## Short exercise
Return precisely the span of lines from the top of the material below to the line containing "const titleRight = '突破';", both included. Pictures are excluded.

## Data excerpt
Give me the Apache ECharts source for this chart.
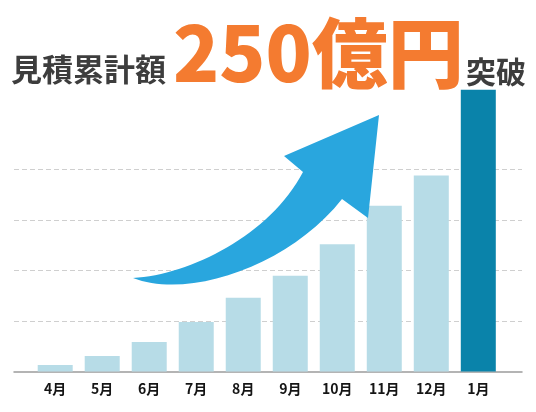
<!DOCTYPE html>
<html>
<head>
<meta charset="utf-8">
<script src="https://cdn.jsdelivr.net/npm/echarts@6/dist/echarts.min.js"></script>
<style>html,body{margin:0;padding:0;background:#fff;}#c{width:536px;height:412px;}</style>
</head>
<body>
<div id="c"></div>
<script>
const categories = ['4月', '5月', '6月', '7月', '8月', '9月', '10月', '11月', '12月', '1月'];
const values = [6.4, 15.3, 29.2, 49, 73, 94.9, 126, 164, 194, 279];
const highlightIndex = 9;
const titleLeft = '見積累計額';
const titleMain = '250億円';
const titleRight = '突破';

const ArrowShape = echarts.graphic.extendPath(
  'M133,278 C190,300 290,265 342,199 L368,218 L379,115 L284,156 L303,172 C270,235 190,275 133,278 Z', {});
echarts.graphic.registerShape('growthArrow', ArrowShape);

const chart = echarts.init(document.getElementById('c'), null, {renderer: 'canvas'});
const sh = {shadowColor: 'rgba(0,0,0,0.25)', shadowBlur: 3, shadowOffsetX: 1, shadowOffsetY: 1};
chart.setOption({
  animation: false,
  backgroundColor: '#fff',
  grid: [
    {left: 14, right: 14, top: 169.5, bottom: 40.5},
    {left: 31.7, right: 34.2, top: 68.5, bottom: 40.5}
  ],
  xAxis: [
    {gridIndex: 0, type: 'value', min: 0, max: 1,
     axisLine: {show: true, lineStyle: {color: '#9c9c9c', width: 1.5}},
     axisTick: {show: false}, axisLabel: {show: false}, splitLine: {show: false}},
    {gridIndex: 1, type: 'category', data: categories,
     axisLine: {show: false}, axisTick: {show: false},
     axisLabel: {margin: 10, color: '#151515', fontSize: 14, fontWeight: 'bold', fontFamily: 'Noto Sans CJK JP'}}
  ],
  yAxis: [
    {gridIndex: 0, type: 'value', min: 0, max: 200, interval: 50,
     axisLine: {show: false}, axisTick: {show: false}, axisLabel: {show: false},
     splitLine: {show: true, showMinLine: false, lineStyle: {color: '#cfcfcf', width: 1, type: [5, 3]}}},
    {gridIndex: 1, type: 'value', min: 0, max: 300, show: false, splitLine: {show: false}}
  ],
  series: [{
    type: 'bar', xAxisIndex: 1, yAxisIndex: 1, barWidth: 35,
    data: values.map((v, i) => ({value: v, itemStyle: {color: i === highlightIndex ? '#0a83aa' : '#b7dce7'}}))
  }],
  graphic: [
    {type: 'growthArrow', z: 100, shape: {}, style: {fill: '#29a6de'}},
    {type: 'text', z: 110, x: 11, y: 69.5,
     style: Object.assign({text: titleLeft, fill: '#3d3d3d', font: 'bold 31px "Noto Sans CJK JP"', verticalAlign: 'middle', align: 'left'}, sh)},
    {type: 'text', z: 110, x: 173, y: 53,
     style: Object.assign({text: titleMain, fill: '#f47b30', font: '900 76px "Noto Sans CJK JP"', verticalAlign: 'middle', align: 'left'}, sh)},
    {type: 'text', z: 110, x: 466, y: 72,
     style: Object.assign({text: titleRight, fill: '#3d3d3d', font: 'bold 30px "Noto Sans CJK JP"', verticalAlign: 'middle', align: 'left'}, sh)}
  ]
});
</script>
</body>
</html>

## Answer in full
Give me the Apache ECharts source for this chart.
<!DOCTYPE html>
<html>
<head>
<meta charset="utf-8">
<script src="https://cdn.jsdelivr.net/npm/echarts@6/dist/echarts.min.js"></script>
<style>html,body{margin:0;padding:0;background:#fff;}#c{width:536px;height:412px;}</style>
</head>
<body>
<div id="c"></div>
<script>
const categories = ['4月', '5月', '6月', '7月', '8月', '9月', '10月', '11月', '12月', '1月'];
const values = [6.4, 15.3, 29.2, 49, 73, 94.9, 126, 164, 194, 279];
const highlightIndex = 9;
const titleLeft = '見積累計額';
const titleMain = '250億円';
const titleRight = '突破';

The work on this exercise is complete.